Lastly, it is claimed that the appellee is barred by his laches, and because he is the assignee of the original creditor. It was decided in Union Trust Company v. Walker, 107 U. S. 596, that the assignment of a claim of this kind carried with it the right of the original holder to claim payment out of the fund upon which it is charged. When the receiver was appointed, the debt was evidenced by business paper maturing at a future date. It was no waiver of any claim on the fund which might come into the hands of the receiver to renew the paper at maturity for the convenience of the holder. It was undoubtedly given originally to enable the coal company to use it as commercial paper if occasion required, and the renewal may have become desirable on account of the use which had been made of it. The original petition of intervention was not filed until January 5, 1876, but it was before any application of the income of the receivership for the special benefit of the mortgagees, and before the decree of foreclosure was passed and the rights of the intervenor were saved by that decree. The petition was pending from the time it was filed. The loss of the original petition did not abate the suit. The substitution of the new petition for the old was nothing else, in effect, than a restoration of the lost paper to the files.

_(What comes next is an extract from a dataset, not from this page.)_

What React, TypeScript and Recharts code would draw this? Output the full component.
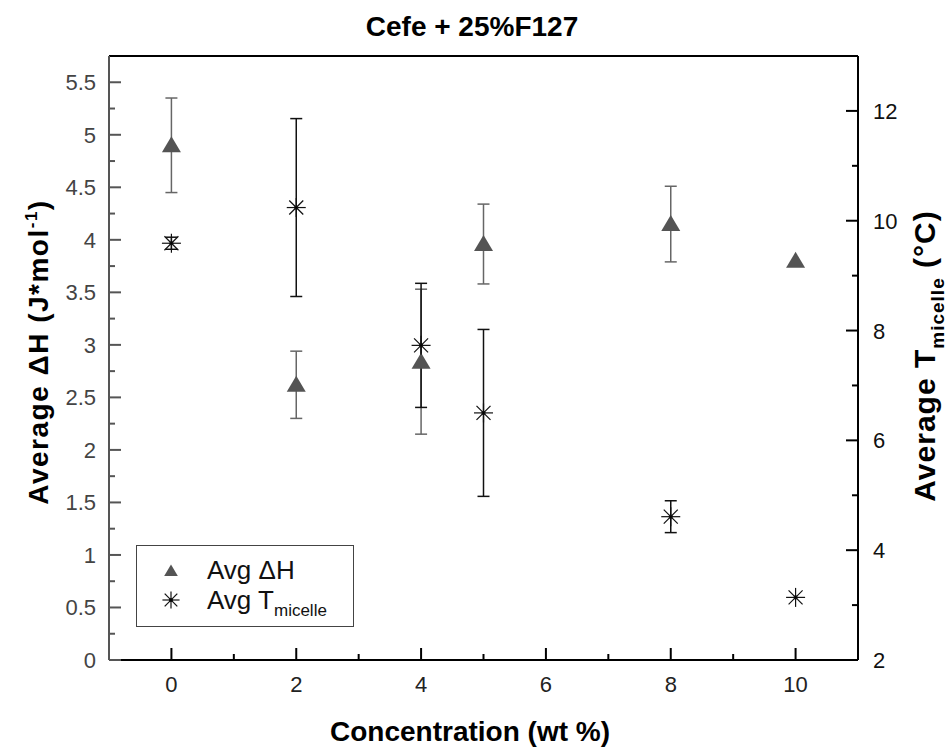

We do not now hold, any more than we did in Fosdick v. Schall or Huidekoper v. Locomotive Works, 99 U. S. 260, that the income of a railroad in the hands of a receiver, for the benefit of mortgage creditors who have a lien upon it under their mortgage, can be taken away from them and used to pay the general creditors of the road. All we then decided and all we now decide is that if current earnings are used for the benefit of mortgage creditors before current expenses are paid, the mortgage security is chargeable in equity with the restoration of the fund which has been thus improperly applied to their use.
The decree of the circuit court is affirmed.